Ok so I studied business and absolutely hated the crap out of it. I feel like it was a waste of a degree -however- I taught myself how to use Rhino, Vray, Grasshopper, Adobe Suite.. etc. I taught myself these skills on the side and I started designing products.  Now, every job or gig I receive comes from my 3D skills and, again, my 4-year business degree hardly helped me. The degree only taught me how much I love designing shit. 

I made an architecture portfolio during my business degree and at the same period I started learning Rhino. This was around 3 years ago, and since then, my intuition for design became much much better. (The work on my site is mostly very shitty compared to what I know I am capable of -especially the architecture page: aidenkashi.com) But, again, the architecture work is mostly from years ago. 

I have beautiful ideas in my head- the sort of things I dream about when Im in bed. And, although my work sucks, it was all a fantastic learning curve. I know Rhino cold, I have a better intuition for design, and I see progress since the days I was modelling buildings during Accounting class. If someone gave me a solid year to work on whatever the fuck I wanted, I would create an amazing portfolio. The issue is that I am an adult -soon a married one. Where can I find a year? Most of the jobs that I have had did not yield anything I could put on my portfolio or website. I created renderings for a watercooler company. I worked for an interior designer to render his designs. I can’t put those designs on my portfolio…

I want to get into a decent graduate school to further build my skills, my resume, to network and to build my portfolio. But you need a great portfolio in order to get into these programs in the first place. 

Main question

The question is, where will the content of my portfolio come from? My business degree did not give me anything. My work experiences didn’t either. The only way I could build up my portfolio would be if I found the time to work on some very elective personal projects. But is this ever done? Is it responsible? How would schools view these random projects? Has anyone created a successful portfolio coming from a non-design background? How did you do it? We live in a society where you are either working or studying.

Thanks all


 
Oct 23, 20 9:56 pm
Wood Guy

You could take some design, art and/or architecture classes at a local community college.

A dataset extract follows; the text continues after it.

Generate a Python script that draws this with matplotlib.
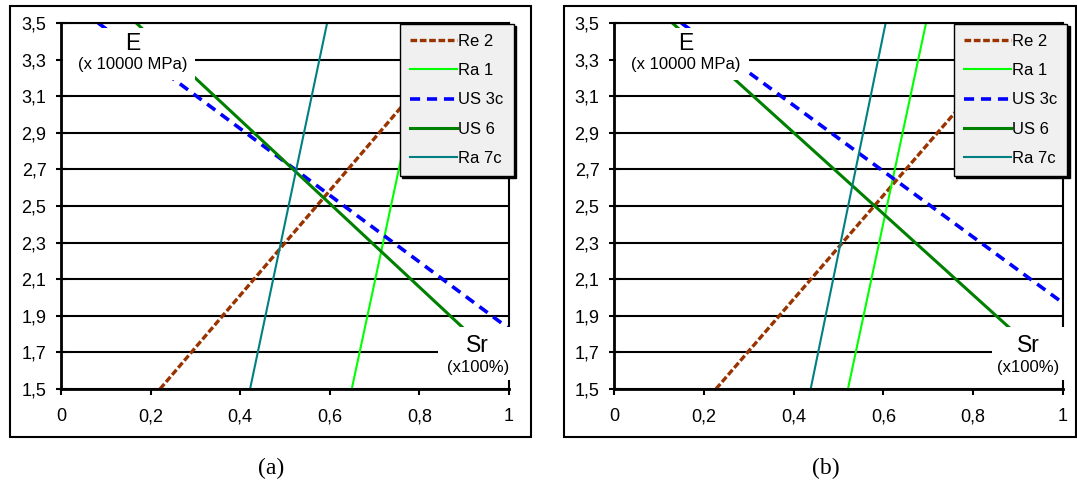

I went to an excellent school for undergrad but didn't study architecture. When I started thinking about going back for grad school, an advisor recommended the community college approach as a way to build up a portfolio. I had been working as a residential designer so I had house designs to show, but a good grad school wants more than that. I ended up not even getting through two classes at the community college before life issues got in the way, and I never made it to grad school. But it still seems like a viable approach. It takes time and money, but what doesn't.